A 70ª edição do Festival de Cannes propõe, uma vez mais, uma diluição de "barreiras" entre cinema e televisão, real e virtual — este texto foi publicado no Diário de Notícias (14 Abril), com o título 'Foi você que disse "virtual"?'.
A simples lista dos autores a marcar presença na edição nº 70 de Cannes configura uma verdadeira apoteose. Além dos nomes da primeiríssima linha — o austríaco Michael Haneke, o russo Andrei Zvyagintsev, o ucraniano Sergei Loznitsa ou o francês Jacques Doillon —, vai ser possível reencontrar criadores que, com filmes “melhores” ou “piores”, são, de facto, referências incontornáveis nas dinâmicas temáticas e estéticas do cinema contemporâneo. Lembro apenas, entre esses outros, os irmãos americanos Benny e Josh Safdie e o francês Robin Campillo, este argumentista habitual dos filmes de Laurent Cantet (incluindo A Turma, Palma de Ouro de 2008).

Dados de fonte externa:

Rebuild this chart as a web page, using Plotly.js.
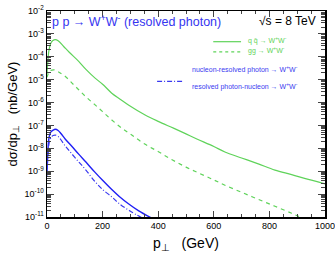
<!DOCTYPE html>
<html><head><meta charset="utf-8">
<script src="https://cdn.plot.ly/plotly-3.0.1.min.js"></script>
<style>html,body{margin:0;padding:0;background:#fff}#c{width:335px;height:255px}</style>
</head><body><div id="c"></div>
<script>
const ptQQ = [0,3,6,10,15,20,30,40,60,80,114,140,173,200,233,263,293,353,400,455,500,539,600,640,700,760,820,880,940,1000];
const qqWW = [1.78e-5,6.3e-5,1.58e-4,2.82e-4,4.17e-4,5.0e-4,5.6e-4,5.0e-4,2.82e-4,1.58e-4,6.3e-5,2.82e-5,1.17e-5,6.3e-6,2.57e-6,1.41e-6,7.9e-7,2.88e-7,1.51e-7,7.6e-8,4.27e-8,2.57e-8,1.2e-8,6.9e-9,3.8e-9,2.09e-9,1.12e-9,7.1e-10,4.37e-10,2.82e-10];
const ptGG = [0,5,10,24,40,66,90,114,140,173,200,233,269,305,350,401,450,500,550,600,640,700,760,820,880,920];
const ggWW = [1.26e-5,1.9e-5,2.4e-5,2.7e-5,2.24e-5,1.38e-5,7.1e-6,3.63e-6,1.78e-6,7.9e-7,4.0e-7,1.74e-7,7.6e-8,3.8e-8,1.58e-8,7.1e-9,3.16e-9,1.51e-9,7.9e-10,4.17e-10,2.45e-10,1.2e-10,5.9e-11,2.95e-11,1.45e-11,8.9e-12];
const ptNR = [0,2,4,6,10,15,22,30,40,50,66,90,114,140,173,200,233,260,293,330,377];
const nucResPhot = [9.3e-10,4.0e-9,1.12e-8,2.29e-8,4.0e-8,5.4e-8,6.3e-8,6.8e-8,6.0e-8,4.47e-8,2.51e-8,1.2e-8,5.6e-9,2.51e-9,8.9e-10,4.0e-10,1.58e-10,7.9e-11,3.8e-11,1.86e-11,8.9e-12];
const ptRN = [0,2,4,6,10,16,22,30,40,66,90,114,140,173,200,233,260,300,341];
const resPhotNuc = [6.3e-10,2.51e-9,6.3e-9,1.26e-8,2.24e-8,3.16e-8,3.63e-8,3.8e-8,3.3e-8,1.26e-8,5.6e-9,2.57e-9,1.12e-9,3.47e-10,1.58e-10,7.6e-11,3.8e-11,1.78e-11,9.3e-12];
const yTickVals = [1e-11,1e-10,1e-9,1e-8,1e-7,1e-6,1e-5,1e-4,1e-3,1e-2];
const yTickText = ['10<sup>-11</sup>','10<sup>-10</sup>','10<sup>-9</sup>','10<sup>-8</sup>','10<sup>-7</sup>','10<sup>-6</sup>','10<sup>-5</sup>','10<sup>-4</sup>','10<sup>-3</sup>','10<sup>-2</sup>'];
const xTickVals = [0,200,400,600,800,1000];
const xTickText = ['0','200','400','600','800','1000'];

const green = '#5fd35a', blue = '#1f1ff5', blue2 = '#3a3af0';
const font = 'Liberation Sans, Arial, sans-serif';

const traces = [
  {x: ptQQ, y: qqWW, mode:'lines', line:{color:green, width:1.2, shape:'spline'}},
  {x: ptGG, y: ggWW, mode:'lines', line:{color:green, width:1.2, dash:'4px,4px', shape:'spline'}},
  {x: ptNR, y: nucResPhot, mode:'lines', line:{color:blue, width:1.4, shape:'spline'}},
  {x: ptRN, y: resPhotNuc, mode:'lines', line:{color:blue2, width:1.2, dash:'5px,2px,1px,2px', shape:'spline'}}
];

const layout = {
  width:335, height:255,
  margin:{l:47, r:10, t:11, b:38},
  paper_bgcolor:'#fff', plot_bgcolor:'#fff',
  showlegend:false,
  font:{family:font, color:'#000', size:9},
  xaxis:{range:[0,1000], tickvals:xTickVals, ticktext:xTickText, ticklabeloverflow:'allow', ticks:'inside', ticklen:6, tickwidth:1, showline:true, linewidth:1.5, linecolor:'#000', mirror:'allticks', showgrid:false, zeroline:false,
    tickfont:{size:9}, minor:{ticks:'inside', ticklen:3, dtick:50, showgrid:false},
    title:{text:'p<sub>⊥</sub>   (GeV)', font:{size:14}, standoff:8}},
  yaxis:{type:'log', range:[-11,-2], tickvals:yTickVals, ticktext:yTickText, ticks:'inside', ticklen:7, tickwidth:1, showline:true, linewidth:1.5, linecolor:'#000', mirror:'allticks', showgrid:false, zeroline:false,
    tickfont:{size:9}, minor:{ticks:'inside', ticklen:4, dtick:'D1', showgrid:false},
    title:{text:'dσ/dp<sub>⊥</sub>   (nb/GeV)', font:{size:13}, standoff:4}},
  shapes:[
    {type:'line', xref:'paper', yref:'paper', x0:0.598, x1:0.698, y0:0.851, y1:0.851, line:{color:green, width:1.2}},
    {type:'line', xref:'paper', yref:'paper', x0:0.598, x1:0.698, y0:0.802, y1:0.802, line:{color:green, width:1.2, dash:'3px,3px'}},
    {type:'line', xref:'paper', yref:'paper', x0:0.396, x1:0.49, y0:0.658, y1:0.658, line:{color:blue2, width:1.2, dash:'5px,2px,1px,2px'}}
  ],
  annotations:[
    {xref:'paper', yref:'paper', x:0.01, y:0.95, xanchor:'left', yanchor:'middle', showarrow:false, text:'p p → W<sup>+</sup>W<sup>-</sup> (resolved photon)', font:{size:12.5, color:'#3535f0'}},
    {xref:'paper', yref:'paper', x:0.975, y:0.95, xanchor:'right', yanchor:'middle', showarrow:false, text:'√s = 8 TeV', font:{size:12, color:'#000'}},
    {xref:'paper', yref:'paper', x:0.715, y:0.855, xanchor:'left', yanchor:'middle', showarrow:false, text:'q q̄ → W<sup>+</sup>W<sup>-</sup>', font:{size:7, color:green}},
    {xref:'paper', yref:'paper', x:0.715, y:0.806, xanchor:'left', yanchor:'middle', showarrow:false, text:'gg → W<sup>+</sup>W<sup>-</sup>', font:{size:7, color:green}},
    {xref:'paper', yref:'paper', x:0.515, y:0.715, xanchor:'left', yanchor:'middle', showarrow:false, text:'nucleon-resolved photon → W<sup>+</sup>W<sup>-</sup>', font:{size:7, color:blue2}},
    {xref:'paper', yref:'paper', x:0.515, y:0.633, xanchor:'left', yanchor:'middle', showarrow:false, text:'resolved photon-nucleon → W<sup>+</sup>W<sup>-</sup>', font:{size:7, color:blue2}}
  ]
};
Plotly.newPlot('c', traces, layout, {displayModeBar:false, staticPlot:true});
</script>
</body></html>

Cannes continua a ter esse poder invulgar de encher o espaço mediático do planeta Terra com as imagens da sua passadeira vermelha, sem deixar de conservar um salutar impulso vanguardista (a palavra caiu em desuso, mas não a devemos recear). Por isso mesmo, não será arriscado antecipar que um dos acontecimentos fulcrais do festival deste ano será a apresentação do projecto de realidade virtual de Alejandro G. Iñárritu. Chama-se Carne y Arena e, muito justamente, está a ser promovido como a “primeira instalação de realidade virtual” acolhida pela selecção oficial de Cannes.
Concebida para a Fundação Prada, em Milão, onde estará patente de Junho a Dezembro, Carne y Arena resultou da colaboração de Iñárritu com Emmanuel Lubezki (director de fotografia de vários dos seus filmes, incluindo The Revenant), definindo-se como uma experiência singular de seis minutos e meio, propondo uma visão dos dramas dos refugiados em que se baralham as condições de “sujeito e observador”. Já não será um filme? Provavelmente, não. Mas o século XXI tem-nos ensinado que a história do cinema continua para além dos filmes.